What Leadership Development Really Means (Hint: It’s Not About Titles)
Leadership development is often misunderstood. In many organizations it’s equated with external markers like promotions, certifications, training programs or access to high-profile projects. While those structures and experiences matter, they only scratch the surface of what it means to truly grow as a leader.
Real leadership development isn’t about the next role. It’s about cultivating the internal capacity to meet complexity with clarity, presence and integrity no matter what your title.
That transformation happens not through adding more skills or frameworks, but by expanding into who we already are.
What It Actually Looks Like
The kind of leadership development that creates lasting impact often unfolds quietly. Here are some of its characteristics:
Learning to sit with discomfort rather than rush to solutions.
Becoming aware of your emotional reactivity and choosing to pause.
Building the capacity to give feedback that is both courageous and compassionate.
Recognizing when you’re leading from fear or urgency rather than intention.
Staying grounded amidst ambiguity, uncertainty or pressure.
These aren’t just soft skills. They are core to leading teams that shape culture positively and navigate change effectively. The Center for Creative Leadership calls them aspects of “vertical development” – it’s not about what you know, but how you see and relate to yourself, others and the world.
For Individuals: What Are You Doing to Grow Your Leadership?
Whether or not your job description includes “leader” you are likely already influencing others. Here are some reflection prompts to consider:
When was the last time you intentionally slowed down to reflect on your leadership style?
Where are you leading from habit or fear and where are you leading from vision?
What feedback have you resisted and what might it be trying to show you?
Are you creating space for curiosity, creativity and reflection in your daily work?
Growing your capacity as a leader often means confronting the edges of your own discomfort. It means noticing where you’re reactive instead of responsive and having the courage to do something different. These “developmental edges” are unique to each of us and are where the real work and promise lie.
For Organizations: What Kind of Leaders Are You Growing?
Organizations committed to sustainable success need to ask more than “Who’s next in line for this role?” They need to ask:
Are we creating space for deep self-reflection and inner work – not just skill-building?
Do our systems reward self-awareness, collaboration and resilience or just performance under pressure?
Are we modeling the kind of leadership we want to cultivate, especially in our senior teams?
How are we supporting our leaders to grow in complexity and not just in scale?
Are we using coaching as a high-impact investment in developing human-centered leaders at scale or to manage performance issues? (hint: how do your strongest performers react to opportunities to be coached?)
Let’s take coaching as a case-in-point: The International Coaching Federation notes that leadership isn’t a fixed trait. It’s a capability that can be strengthened with the right support. In fact, an ICF study found that 86% of companies that invested in coaching saw a positive ROI including improved team effectiveness and retention.
And New Ventures West’s Adam Klein has noted the vital importance of moving beyond solely coaching behaviors or competencies to enable effective leadership development.

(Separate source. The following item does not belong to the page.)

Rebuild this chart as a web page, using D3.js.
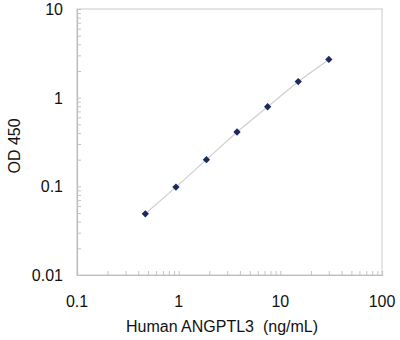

He offers this contrast, “While traditional coaching might ask ‘What do you want to achieve?’ Integral Coaching asks ‘Who are you becoming in the process?’”
Why This Matters Now
In an age of accelerating complexity, burnout and workforce realignment, leadership that is performative or reactive no longer suffices. What’s needed are leaders who can hold nuance, communicate clearly and stay grounded amidst ongoing change.
This is the deeper work of leadership development:
To lead with clarity when the path is uncertain.
To choose connection when pressure tempts us into disconnection.
To lead not from fear but from purpose.
To lead with compassion when hard decisions and tough conversations must happen.
It’s not always glamorous and it’s certainly not soft, but it’s what sustains great leadership and strengthens organizations over time.
Final Thoughts
What if leadership development wasn’t a “check-the-box” training program or a promotion plan for the senior-most roles, but a process of becoming more fully and authentically yourself so you can move forward with intention and care and create deep, sustainable impact in collaboration with others?
If you’re an individual wondering how to grow in this way or part of an organization aiming to cultivate this kind of leadership, I offer that now is the time to ask different questions.
Because how we develop our leaders shapes not just their future but the very culture, resilience, and humanity of our workplaces today.